Die neuere wissenschaftliche Modellierung soziokultureller Milieus betont die Bedeutung der Erfahrungen und des Erlebens von Menschen sowie deren kulturellen und ästhetischen Prägungen. Sowohl bildungs- und lebensphilosophische Interpretationen als auch empirische Milieuanalysen versuchen, die subjektive Konstruktion der Wirklichkeit durch Individuen (Konstruktivismus) in ihren jeweiligen sozialen und kulturellen Bezugsgruppen zu verstehen. Insofern ist die M. mit der Analyse der „feinen Unterschiede“ sozialer Gruppen in einer heterogenen Gesellschaft von Pierre F. Bourdieu verwandt. Die soziokulturelle M. ist deskriptiv, aber gleichzeitig in der Lage, feine soziokulturelle Differenzierungen zwischen sozialen Gruppen aufzuzeigen. Im Kontext sozial-struktureller Analysen ist sie in dieser Hinsicht ein spezifischer Ansatz, der die soziale Selektivität in der Erwachsenenbildung reflektiert. Es geht erwachsenenpädagogisch darum, die Suchbewegungen der Lernenden einerseits und die der Weiterbildungsinstitutionen (Institutionen der Weiterbildung) und Dozierenden (Kursleitende – Trainer – Beratende) andererseits adäquat aufeinander zu beziehen und dazu die jeweiligen Werte, Lebensorientierungen und Einstellungen der Zielgruppen wissenschaftlich zu analysieren (Zielgruppenorientierung). Dieses Wissen der M. kann dann zielgerichtet beim professionellen makro- und mikrodidaktischen Handeln (didaktische Handlungsebenen) berücksichtigt werden.

Dennoch hat sich empirisch gezeigt, dass einzelne Erwachsenenbildungseinrichtungen nicht alle sozialen Milieus erreichen – zu unterschiedlich sind die Anforderungen und Wünsche an Dozierende, an das Ambiente, die Inhalte und Themen sowie die methodischen Angebotsformen (Methoden). Durch spezifische Programme und Angebote können einzelne soziale Milieus aber auch nicht isoliert angesprochen werden (Reich & Tippelt, 2004). Für die Praxis bedeutet dies – im Interesse einer breiten milieuorientierten Teilnahme an Erwachsenen- und Weiterbildung – die Notwendigkeit der Kooperation und Koordination mit anderen regionalen Anbietern.

Die aktuelle Milieustruktur lässt sich grob in traditionelle Milieus, moderne Mainstream-Milieus, etablierte, intellektuelle, modern-leistungsorientierte und konsumorientierte, materialistische (prekäre) Segmente differenzieren.

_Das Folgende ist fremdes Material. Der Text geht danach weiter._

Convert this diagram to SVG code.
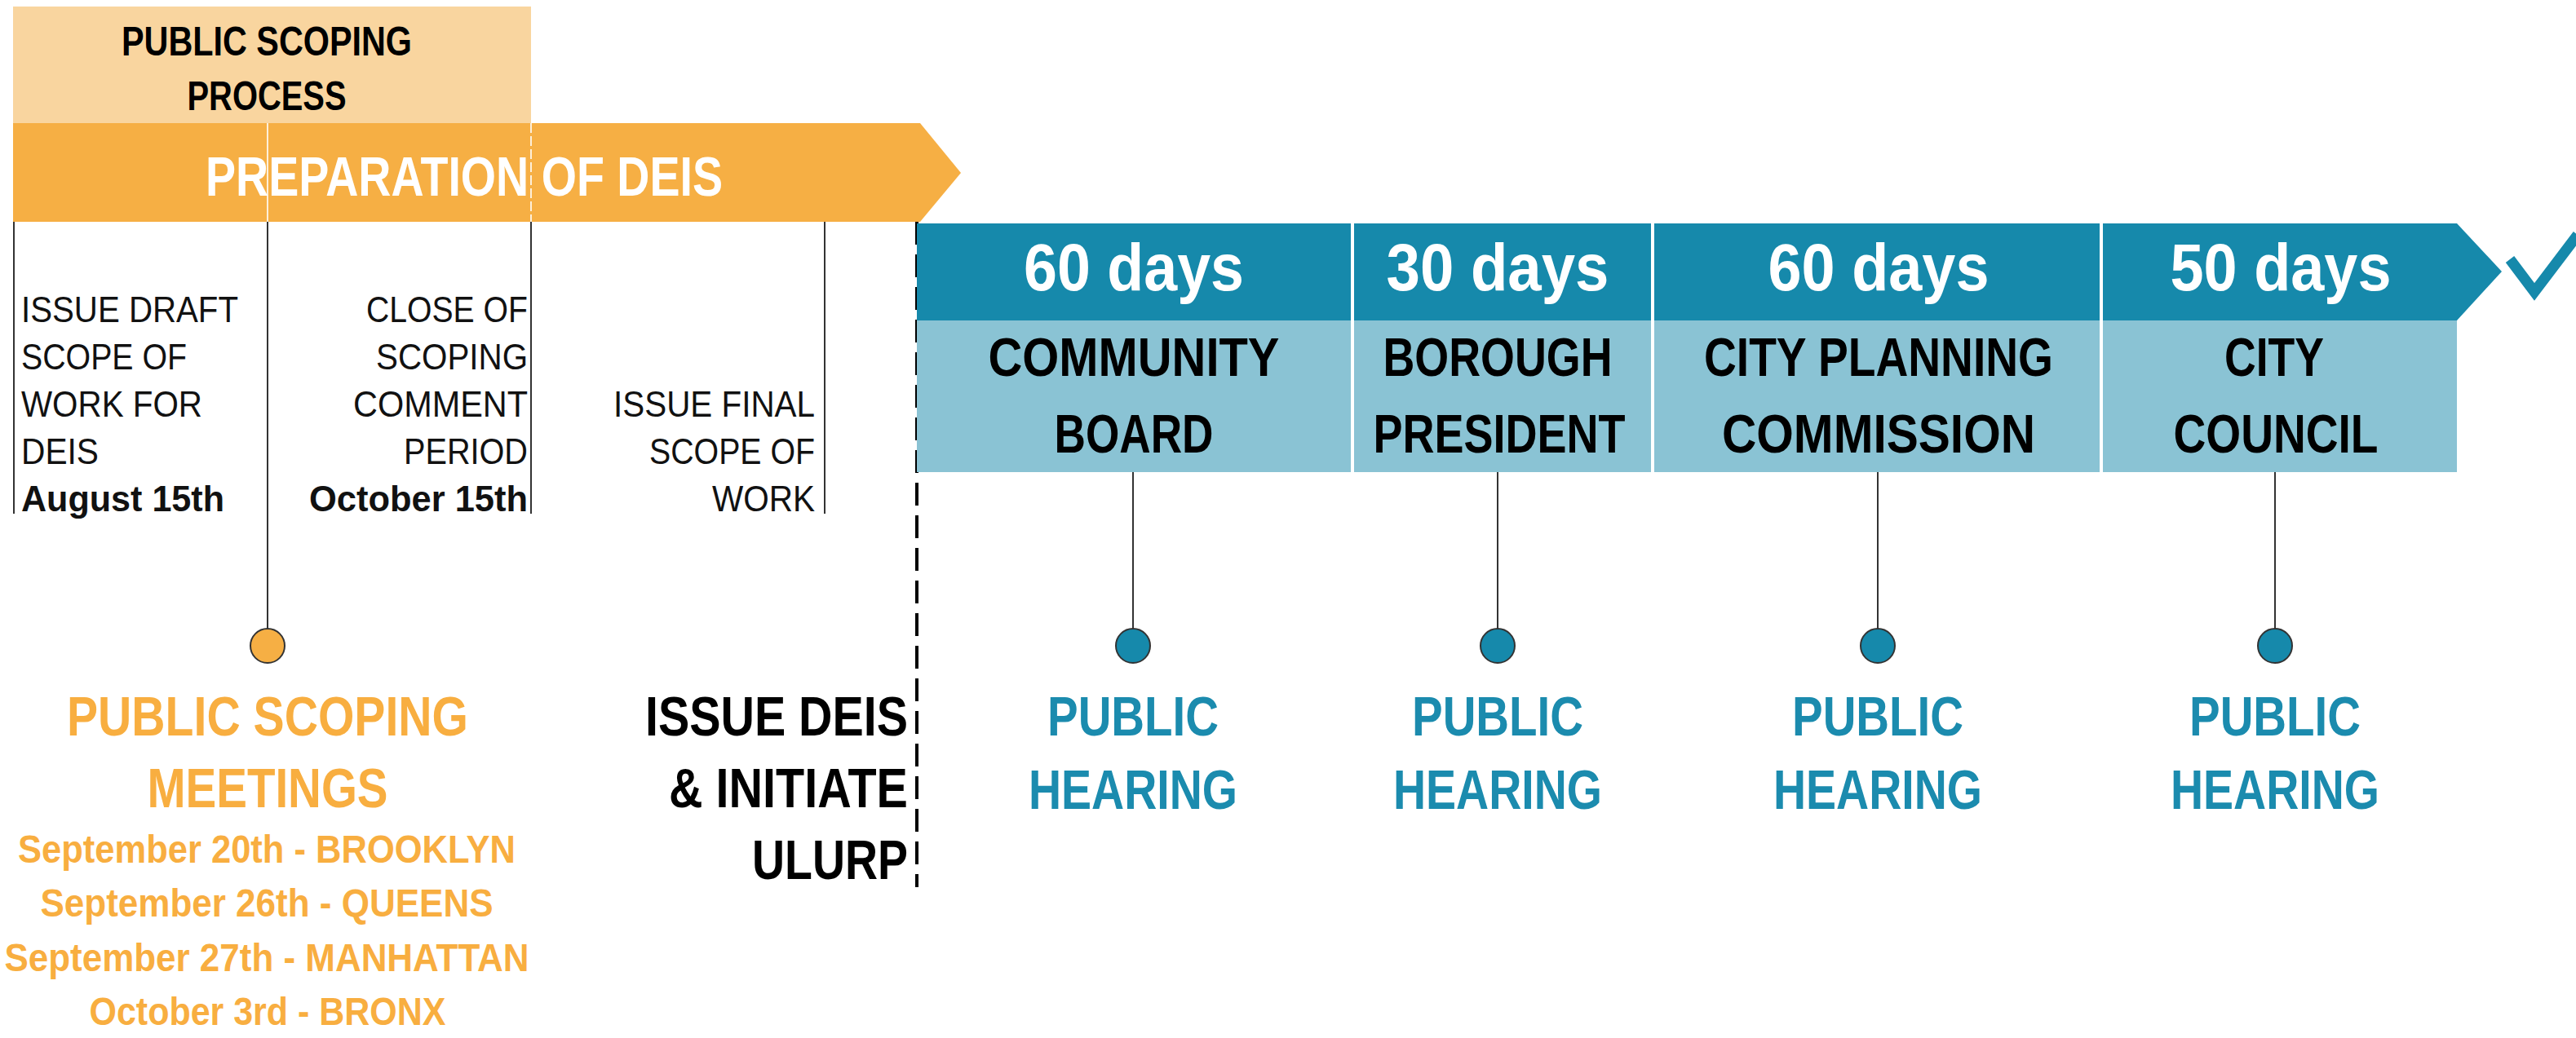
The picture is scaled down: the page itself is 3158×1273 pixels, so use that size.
<svg xmlns="http://www.w3.org/2000/svg" width="3158" height="1273" viewBox="0 0 3158 1273">
<style>
text{font-family:"Liberation Sans Narrow","Liberation Sans",Arial,sans-serif;}
.b{font-weight:bold;}
.sm{font-size:44px;fill:#111;}
.hd{font-size:50px;font-weight:bold;fill:#000;}
.prep{font-size:68px;font-weight:bold;fill:#fff;}
.og{font-size:68px;font-weight:bold;fill:#F8AE40;}
.od{font-size:48px;font-weight:bold;fill:#F8AE40;}
.bk{font-size:68px;font-weight:bold;fill:#000;}
.days{font-size:82px;font-weight:bold;fill:#fff;}
.lab{font-size:66px;font-weight:bold;fill:#000;}
.ph{font-size:68px;font-weight:bold;fill:#1B8BAE;}
.tick{stroke:#333;stroke-width:2;fill:none;}
.dot-o{fill:#F6AF44;stroke:#333;stroke-width:2;}
.dot-t{fill:#1689AB;stroke:#333;stroke-width:2;}
</style>
<rect width="3158" height="1273" fill="#fff"/>

<g id="scoping-process">
<rect x="16" y="8" width="635" height="143" fill="#F9D59F"/>
<text class="hd" x="327" y="68" text-anchor="middle" textLength="356" lengthAdjust="spacingAndGlyphs">PUBLIC SCOPING</text>
<text class="hd" x="327" y="135" text-anchor="middle" textLength="195" lengthAdjust="spacingAndGlyphs">PROCESS</text>
</g>

<g id="preparation-deis">
<polygon points="16,151 1128,151 1178,212 1128,272 16,272" fill="#F6AF44"/>
<line x1="328" y1="151" x2="328" y2="272" stroke="#fff" stroke-width="2" opacity="0.8"/>
<line x1="651" y1="151" x2="651" y2="272" stroke="#fff" stroke-width="2" stroke-dasharray="12 4" opacity="0.8"/>
<text class="prep" x="252" y="240" textLength="634" lengthAdjust="spacingAndGlyphs">PREPARATION OF DEIS</text>
</g>

<g id="connectors">
<line class="tick" x1="17" y1="272" x2="17" y2="630"/>
<line class="tick" x1="328" y1="272" x2="328" y2="771"/>
<line class="tick" x1="651" y1="272" x2="651" y2="630"/>
<line class="tick" x1="1011" y1="272" x2="1011" y2="630"/>
<line x1="1124" y1="272" x2="1124" y2="1088" stroke="#000" stroke-width="4" stroke-dasharray="28 12"/>
<line class="tick" x1="1389" y1="579" x2="1389" y2="771"/>
<line class="tick" x1="1836" y1="579" x2="1836" y2="771"/>
<line class="tick" x1="2302" y1="579" x2="2302" y2="771"/>
<line class="tick" x1="2789" y1="579" x2="2789" y2="771"/>
</g>

<g id="draft-scope">
<text class="sm" x="26" y="395" textLength="266" lengthAdjust="spacingAndGlyphs">ISSUE DRAFT</text>
<text class="sm" x="26" y="453" textLength="203" lengthAdjust="spacingAndGlyphs">SCOPE OF</text>
<text class="sm" x="26" y="511" textLength="222" lengthAdjust="spacingAndGlyphs">WORK FOR</text>
<text class="sm" x="26" y="569" textLength="95" lengthAdjust="spacingAndGlyphs">DEIS</text>
<text class="sm b" x="26" y="627" textLength="249" lengthAdjust="spacingAndGlyphs">August 15th</text>
</g>

<g id="close-scoping">
<text class="sm" x="647" y="395" text-anchor="end" textLength="198" lengthAdjust="spacingAndGlyphs">CLOSE OF</text>
<text class="sm" x="647" y="453" text-anchor="end" textLength="186" lengthAdjust="spacingAndGlyphs">SCOPING</text>
<text class="sm" x="647" y="511" text-anchor="end" textLength="214" lengthAdjust="spacingAndGlyphs">COMMENT</text>
<text class="sm" x="647" y="569" text-anchor="end" textLength="152" lengthAdjust="spacingAndGlyphs">PERIOD</text>
<text class="sm b" x="647" y="627" text-anchor="end" textLength="268" lengthAdjust="spacingAndGlyphs">October 15th</text>
</g>

<g id="final-scope">
<text class="sm" x="999" y="511" text-anchor="end" textLength="247" lengthAdjust="spacingAndGlyphs">ISSUE FINAL</text>
<text class="sm" x="999" y="569" text-anchor="end" textLength="203" lengthAdjust="spacingAndGlyphs">SCOPE OF</text>
<text class="sm" x="999" y="627" text-anchor="end" textLength="126" lengthAdjust="spacingAndGlyphs">WORK</text>
</g>

<g id="scoping-meetings">
<circle class="dot-o" cx="328" cy="792" r="21"/>
<text class="og" x="328" y="902" text-anchor="middle" textLength="492" lengthAdjust="spacingAndGlyphs">PUBLIC SCOPING</text>
<text class="og" x="328" y="990" text-anchor="middle" textLength="295" lengthAdjust="spacingAndGlyphs">MEETINGS</text>
<text class="od" x="327" y="1058" text-anchor="middle" textLength="610" lengthAdjust="spacingAndGlyphs">September 20th - BROOKLYN</text>
<text class="od" x="327" y="1124" text-anchor="middle" textLength="555" lengthAdjust="spacingAndGlyphs">September 26th - QUEENS</text>
<text class="od" x="327" y="1191" text-anchor="middle" textLength="643" lengthAdjust="spacingAndGlyphs">September 27th - MANHATTAN</text>
<text class="od" x="328" y="1257" text-anchor="middle" textLength="437" lengthAdjust="spacingAndGlyphs">October 3rd - BRONX</text>
</g>

<g id="issue-deis">
<text class="bk" x="1113" y="902" text-anchor="end" textLength="322" lengthAdjust="spacingAndGlyphs">ISSUE DEIS</text>
<text class="bk" x="1113" y="990" text-anchor="end" textLength="293" lengthAdjust="spacingAndGlyphs">&amp; INITIATE</text>
<text class="bk" x="1113" y="1078" text-anchor="end" textLength="191" lengthAdjust="spacingAndGlyphs">ULURP</text>
</g>

<g id="ulurp-bar">
<polygon points="1124,274 3012,274 3067,333 3012,393 1124,393" fill="#1689AB"/>
<rect x="1124" y="393" width="1888" height="186" fill="#8AC3D4"/>
<line x1="1658" y1="274" x2="1658" y2="579" stroke="#fff" stroke-width="4"/>
<line x1="2026" y1="274" x2="2026" y2="579" stroke="#fff" stroke-width="4"/>
<line x1="2576" y1="274" x2="2576" y2="579" stroke="#fff" stroke-width="4"/>
</g>

<g id="community-board">
<text class="days" x="1390" y="356" text-anchor="middle" textLength="270" lengthAdjust="spacingAndGlyphs">60 days</text>
<text class="lab" x="1390" y="461" text-anchor="middle" textLength="357" lengthAdjust="spacingAndGlyphs">COMMUNITY</text>
<text class="lab" x="1390" y="555" text-anchor="middle" textLength="195" lengthAdjust="spacingAndGlyphs">BOARD</text>
<circle class="dot-t" cx="1389" cy="792" r="21"/>
<text class="ph" x="1389" y="902" text-anchor="middle" textLength="210" lengthAdjust="spacingAndGlyphs">PUBLIC</text>
<text class="ph" x="1389" y="992" text-anchor="middle" textLength="256" lengthAdjust="spacingAndGlyphs">HEARING</text>
</g>

<g id="borough-president">
<text class="days" x="1836" y="356" text-anchor="middle" textLength="273" lengthAdjust="spacingAndGlyphs">30 days</text>
<text class="lab" x="1836" y="461" text-anchor="middle" textLength="281" lengthAdjust="spacingAndGlyphs">BOROUGH</text>
<text class="lab" x="1838" y="555" text-anchor="middle" textLength="309" lengthAdjust="spacingAndGlyphs">PRESIDENT</text>
<circle class="dot-t" cx="1836" cy="792" r="21"/>
<text class="ph" x="1836" y="902" text-anchor="middle" textLength="210" lengthAdjust="spacingAndGlyphs">PUBLIC</text>
<text class="ph" x="1836" y="992" text-anchor="middle" textLength="256" lengthAdjust="spacingAndGlyphs">HEARING</text>
</g>

<g id="city-planning-commission">
<text class="days" x="2303" y="356" text-anchor="middle" textLength="271" lengthAdjust="spacingAndGlyphs">60 days</text>
<text class="lab" x="2303" y="461" text-anchor="middle" textLength="428" lengthAdjust="spacingAndGlyphs">CITY PLANNING</text>
<text class="lab" x="2303" y="555" text-anchor="middle" textLength="384" lengthAdjust="spacingAndGlyphs">COMMISSION</text>
<circle class="dot-t" cx="2302" cy="792" r="21"/>
<text class="ph" x="2302" y="902" text-anchor="middle" textLength="210" lengthAdjust="spacingAndGlyphs">PUBLIC</text>
<text class="ph" x="2302" y="992" text-anchor="middle" textLength="256" lengthAdjust="spacingAndGlyphs">HEARING</text>
</g>

<g id="city-council">
<text class="days" x="2796" y="356" text-anchor="middle" textLength="271" lengthAdjust="spacingAndGlyphs">50 days</text>
<text class="lab" x="2788" y="461" text-anchor="middle" textLength="122" lengthAdjust="spacingAndGlyphs">CITY</text>
<text class="lab" x="2790" y="555" text-anchor="middle" textLength="251" lengthAdjust="spacingAndGlyphs">COUNCIL</text>
<circle class="dot-t" cx="2789" cy="792" r="21"/>
<text class="ph" x="2789" y="902" text-anchor="middle" textLength="210" lengthAdjust="spacingAndGlyphs">PUBLIC</text>
<text class="ph" x="2789" y="992" text-anchor="middle" textLength="256" lengthAdjust="spacingAndGlyphs">HEARING</text>
</g>

<g id="checkmark">
<polyline points="3077,318 3107,358 3160,288" fill="none" stroke="#1689AB" stroke-width="13" stroke-linejoin="miter"/>
</g>
</svg>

Aber soziale Milieus sind dynamisch und verändern sich mit dem gesellschaftlichen und sozialen Wandel. Auch in der M. lässt sich zeigen, dass Biografien zunehmend entstandardisiert sind, und dennoch werden im Konzept der M. die ungleichen soziostrukturellen und -kulturellen Rahmenbedingungen hervorgehoben (Tippelt & Schmidt-Hertha, 2020).

Literatur

Barz, H. & Tippelt, R. (2004). (Hrsg.). Weiterbildung und soziale Milieus in Deutschland (2 Bde., Reihe DIE spezial). Bielefeld: W. Bertelsmann.

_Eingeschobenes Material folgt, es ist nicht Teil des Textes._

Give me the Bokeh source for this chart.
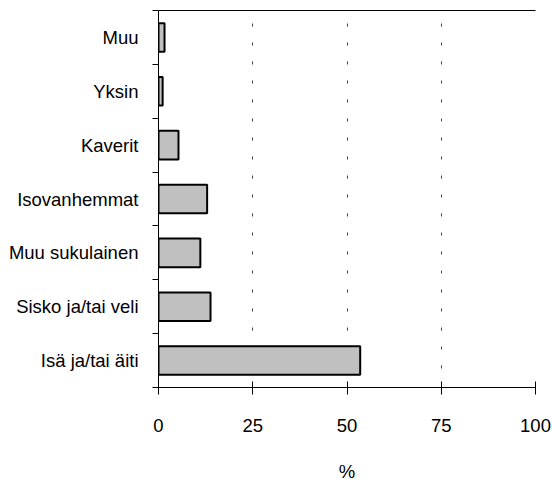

Bremer, H. (2012). Die Milieubezogenheit von Bildung. In U. Bauer, U. H. Bittlingmayer & A. Scherr (Hrsg.), Handbuch Bildungs- und Erziehungssoziologie. Bildung und Gesellschaft (S. 829–846). Wiesbaden: Springer VS.

Reich, J. & Tippelt, R. (2004). Didaktische Handlungsfelder im Kontext der Milieuforschung. Hessische Blätter für Volksbildung, 54(1), 23–36.

Tippelt, R. & Schmidt-Hertha, B. (2020). Sozialisation und informelles Lernen im Erwachsenenalter (Lehrbuchreihe Erwachsenen- und Weiterbildung. Befunde – Diskurse – Transfer, Bd. 3, utb 5621). Bielefeld: wbv Publikation.